In 2 Chronicles 20, the great armies of the Moabites and the Ammonites are marching in battle toward the children of Israel, quickly descending to lay waste to God’s people and destroy them and all they hold dear. And it says King Jehosophat was afraid. And the people of God all gathered together to figure out what they were going to do. Because their enemies were quickly rising against them, like a flood they could not escape from. And King Jehosophat stands in the middle of the assembled cities and offers this desperate, faithful prayer:
“O LORD, God of our fathers, are you not God in heaven? You rule over all the kingdoms of the nations. In your hand are power and might, so that none is able to withstand you. 7 Did you not, our God, drive out the inhabitants of this land before your people Israel, and give it forever to the descendants of Abraham your friend? 8 And they have lived in it and have built for you in it a sanctuary for your name, saying, 9 ‘If disaster comes upon us, the sword, judgment, or pestilence, or famine, we will stand before this house and before you—-for your name is in this house—-and cry out to you in our affliction, and you will hear and save.’ 10 And now behold, the men of Ammon and Moab and Mount Seir, whom you would not let Israel invade when they came from the land of Egypt, and whom they avoided and did not destroy—- 11 behold, they reward us by coming to drive us out of your possession, which you have given us to inherit. 12 O our God, will you not execute judgment on them? For we are powerless against this great horde that is coming against us… . (vv.6-12)
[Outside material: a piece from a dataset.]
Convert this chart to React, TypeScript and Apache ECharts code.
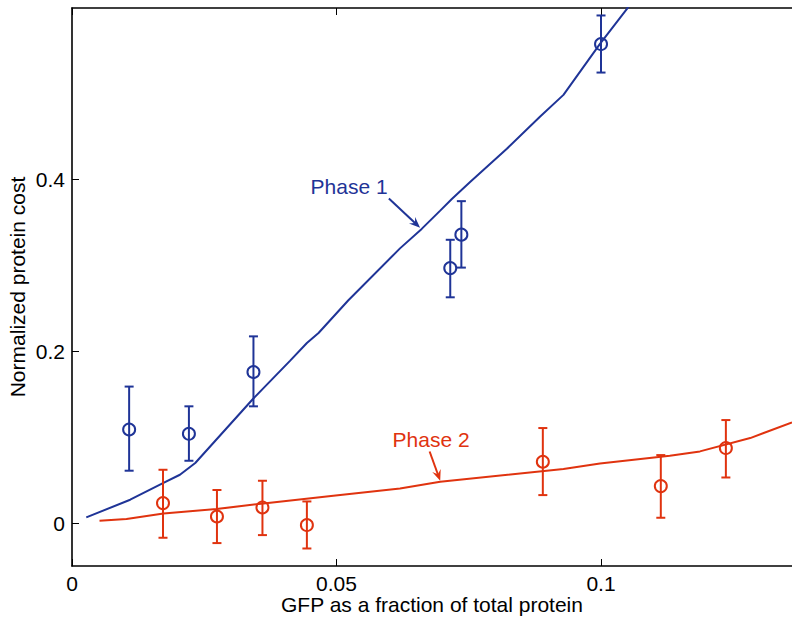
import React, { useEffect, useRef } from 'react';
import * as echarts from 'echarts';

const xTicks = [0, 0.05, 0.1];
const yTicks = [0, 0.2, 0.4];

// Model curves
const phase1Curve: [number, number][] = [
  [0.0027, 0.0066], [0.011, 0.0272], [0.0171, 0.0462], [0.0204, 0.0563], [0.0233, 0.07],
  [0.0342, 0.1445], [0.0412, 0.189], [0.0444, 0.2098], [0.0466, 0.2214], [0.0522, 0.2593],
  [0.062, 0.32], [0.0661, 0.3427], [0.0696, 0.364], [0.0718, 0.3776], [0.0752, 0.397],
  [0.0822, 0.436], [0.0885, 0.4736], [0.0929, 0.4988], [0.0998, 0.5583], [0.1049, 0.599],
  [0.107, 0.62],
];
const phase2Curve: [number, number][] = [
  [0.0052, 0.0027], [0.0103, 0.0047], [0.0173, 0.0112], [0.0273, 0.0163], [0.0362, 0.0229],
  [0.0494, 0.0318], [0.062, 0.0403], [0.0696, 0.0481], [0.0929, 0.063], [0.0998, 0.0695],
  [0.113, 0.0784], [0.1187, 0.0835], [0.1282, 0.099], [0.1361, 0.1173],
];

// Measured points
const phase1X = [0.0108, 0.0221, 0.0343, 0.0715, 0.0736, 0.1];
const phase1Y = [0.109, 0.104, 0.176, 0.297, 0.336, 0.558];
const phase1Low = [0.061, 0.0726, 0.136, 0.263, 0.2976, 0.5248];
const phase1High = [0.159, 0.136, 0.2175, 0.33, 0.375, 0.5913];

const phase2X = [0.0172, 0.0274, 0.036, 0.0444, 0.089, 0.1113, 0.1236];
const phase2Y = [0.0233, 0.0077, 0.0182, -0.0023, 0.0714, 0.0431, 0.0874];
const phase2Low = [-0.0171, -0.0233, -0.014, -0.0296, 0.0326, 0.0062, 0.0531];
const phase2High = [0.0621, 0.0385, 0.0493, 0.0252, 0.1107, 0.0792, 0.12];

// Annotations (data coordinates)
const annotations = [
  { text: 'Phase 1', color: '#1f3497', textAt: [0.0451, 0.3923], tail: [0.0599, 0.378], head: [0.0658, 0.344] },
  { text: 'Phase 2', color: '#e0330f', textAt: [0.0606, 0.0979], tail: [0.0676, 0.0834], head: [0.0696, 0.0493] },
];

const BLUE = '#1f3497';
const RED = '#e0330f';
const FONT = '"Liberation Sans", Arial, Helvetica, sans-serif';
const FS = 21;

function fmt(v: number) {
  return v === 0 ? '0' : String(+v.toFixed(3));
}

function errorSeries(xs: number[], lo: number[], hi: number[], color: string) {
  return {
    type: 'custom',
    data: xs.map((x, i) => [x, lo[i], hi[i]]),
    encode: { x: 0, y: [1, 2] },
    clip: false,
    z: 3,
    renderItem: (params: any, api: any) => {
      const x = api.value(0);
      const p1 = api.coord([x, api.value(1)]);
      const p2 = api.coord([x, api.value(2)]);
      const w = 4.5;
      const st = { stroke: color, lineWidth: 2 };
      return {
        type: 'group',
        children: [
          { type: 'line', shape: { x1: p1[0], y1: p1[1], x2: p2[0], y2: p2[1] }, style: st },
          { type: 'line', shape: { x1: p1[0] - w, y1: p1[1], x2: p1[0] + w, y2: p1[1] }, style: st },
          { type: 'line', shape: { x1: p2[0] - w, y1: p2[1], x2: p2[0] + w, y2: p2[1] }, style: st },
        ],
      };
    },
  };
}

export default function App() {
  const ref = useRef<HTMLDivElement>(null);
  useEffect(() => {
    if (!ref.current) return;
    const chart = echarts.init(ref.current, undefined, { renderer: 'svg' });
    const axisLine = { show: true, onZero: false, lineStyle: { color: '#000', width: 1.6 } };
    chart.setOption({
      animation: false,
      backgroundColor: '#fff',
      grid: { left: 72, right: 0, top: 8, bottom: 51, containLabel: false, outerBoundsMode: 'none' },
      xAxis: [
        {
          type: 'value', min: 0, max: 0.1361, position: 'bottom',
          name: 'GFP as a fraction of total protein', nameLocation: 'middle', nameGap: 28, nameMoveOverlap: false,
          nameTextStyle: { color: '#000', fontSize: FS, fontFamily: FONT },
          axisLine,
          axisTick: { show: true, inside: true, length: 7, customValues: xTicks, lineStyle: { color: '#000', width: 1 } },
          axisLabel: { customValues: xTicks, formatter: fmt, color: '#000', fontSize: FS, fontFamily: FONT, margin: 7 },
          splitLine: { show: false },
        },
        {
          type: 'value', min: 0, max: 0.1361, position: 'top',
          axisLine,
          axisTick: { show: true, inside: true, length: 7, customValues: xTicks, lineStyle: { color: '#000', width: 1 } },
          axisLabel: { show: false },
          splitLine: { show: false },
        },
      ],
      yAxis: {
        type: 'value', min: -0.05, max: 0.6,
        name: 'Normalized protein cost', nameLocation: 'middle', nameGap: 44, nameMoveOverlap: false,
        nameTextStyle: { color: '#000', fontSize: FS, fontFamily: FONT },
        axisLine,
        axisTick: { show: true, inside: true, length: 7, customValues: yTicks, lineStyle: { color: '#000', width: 1 } },
        axisLabel: { customValues: yTicks, formatter: fmt, color: '#000', fontSize: FS, fontFamily: FONT, margin: 7 },
        splitLine: { show: false },
      },
      series: [
        { type: 'line', data: phase1Curve, showSymbol: false, symbol: 'none', lineStyle: { color: BLUE, width: 2 }, z: 2 },
        { type: 'line', data: phase2Curve, showSymbol: false, symbol: 'none', lineStyle: { color: RED, width: 2 }, z: 2 },
        errorSeries(phase1X, phase1Low, phase1High, BLUE),
        errorSeries(phase2X, phase2Low, phase2High, RED),
        {
          type: 'scatter', data: phase1X.map((x, i) => [x, phase1Y[i]]), symbol: 'circle', symbolSize: 12,
          itemStyle: { color: 'rgba(0,0,0,0)', borderColor: BLUE, borderWidth: 2, opacity: 1 }, z: 4,
        },
        {
          type: 'scatter', data: phase2X.map((x, i) => [x, phase2Y[i]]), symbol: 'circle', symbolSize: 12,
          itemStyle: { color: 'rgba(0,0,0,0)', borderColor: RED, borderWidth: 2, opacity: 1 }, z: 4,
        },
      ],
    });

    const graphics: any[] = [];
    annotations.forEach((a) => {
      const tp = chart.convertToPixel({ gridIndex: 0 }, a.textAt) as number[];
      const t = chart.convertToPixel({ gridIndex: 0 }, a.tail) as number[];
      const h = chart.convertToPixel({ gridIndex: 0 }, a.head) as number[];
      graphics.push({
        type: 'text', x: tp[0], y: tp[1],
        style: { text: a.text, fill: a.color, fontSize: FS, fontFamily: FONT, verticalAlign: 'middle', align: 'left' },
      });
      const dx = h[0] - t[0], dy = h[1] - t[1];
      const len = Math.sqrt(dx * dx + dy * dy);
      const ux = dx / len, uy = dy / len;
      const px = -uy, py = ux;
      const L = 11, W = 4.5;
      const bx = h[0] - ux * L, by = h[1] - uy * L;
      graphics.push({
        type: 'line', shape: { x1: t[0], y1: t[1], x2: h[0] - ux * 4, y2: h[1] - uy * 4 },
        style: { stroke: a.color, lineWidth: 2 },
      });
      graphics.push({
        type: 'polygon',
        shape: { points: [[h[0], h[1]], [bx + px * W, by + py * W], [h[0] - ux * 7, h[1] - uy * 7], [bx - px * W, by - py * W]] },
        style: { fill: a.color },
      });
    });
    chart.setOption({ graphic: graphics });
    return () => chart.dispose();
  }, []);
  return <div ref={ref} style={{ position: 'fixed', left: 0, top: 0, width: 792, height: 617 }} />;
}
And then he adds at the end:
“We do not know what to do, but our eyes are on you” (v.12)
We don’t know what to do, but our eyes are on you. I’m thinking that is a prayer Noah could have Amen‘d heartily. Maybe you could too.
If overwhelmed, look to the cross. The vision comes back to you like the dove with an olive leaf in her mouth. The waters that threaten you have subsided, conquered by their Master. You see the wrath is over and the blessings have begun.